Rewrite Caption Semantics: Bridging Semantic Gaps for Language-Supervised Semantic Segmentation

Neural Information Processing Systems

Vision-Language Pre-training has demonstrated its remarkable zero-shot recognition ability and potential to learn generalizable visual representations from language supervision. Taking a step ahead, language-supervised semantic segmentation enables spatial localization of textual inputs by learning pixel grouping solely from image-text pairs. Nevertheless, the state-of-the-art suffers from clear semantic gaps between visual and textual modality: plenty of visual concepts appeared in images are missing in their paired captions. Such semantic misalignment circulates in pre-training, leading to inferior zero-shot performance in dense predictions due to insufficient visual concepts captured in textual representations. To close such semantic gap, we propose Concept Curation (CoCu), a pipeline that leverages CLIP to compensate for the missing semantics. For each image-text pair, we establish a concept archive that maintains potential visually-matched concepts with our proposed vision-driven expansion and text-to-vision-guided ranking.
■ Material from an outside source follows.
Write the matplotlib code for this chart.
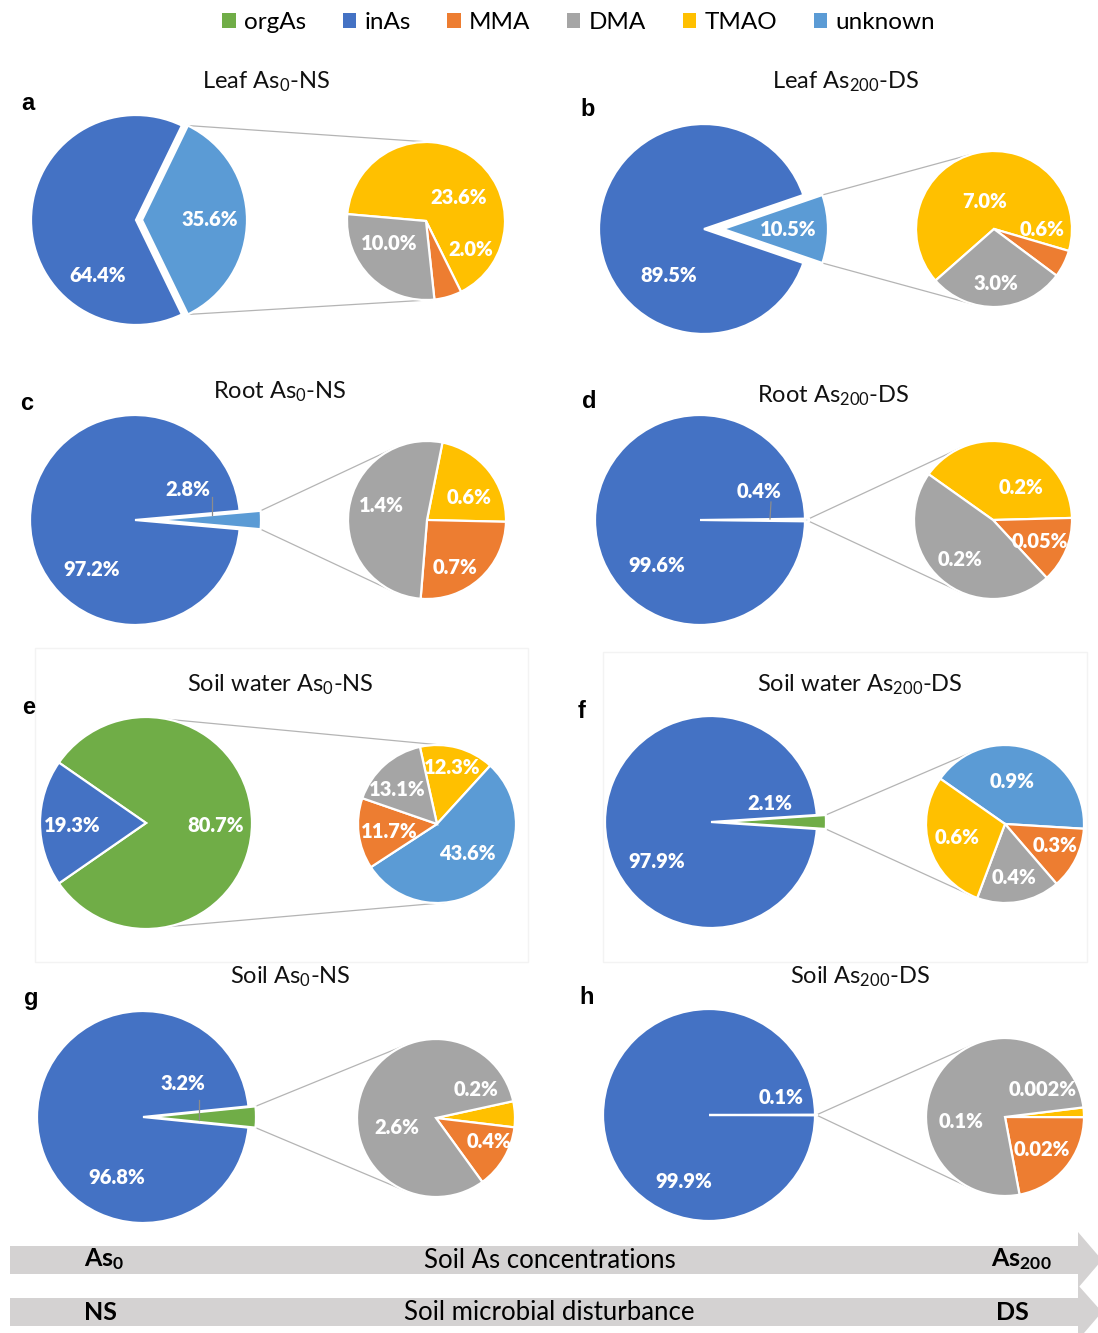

Relevant concepts can thus be identified via cluster-guided sampling and fed into pre-training, thereby bridging the gap between visual and textual semantics. Extensive experiments over a broad suite of 8 segmentation benchmarks show that CoCu achieves superb zeroshot transfer performance and greatly boosts language-supervised segmentation baseline by a large margin, suggesting the value of bridging semantic gap in pretraining data.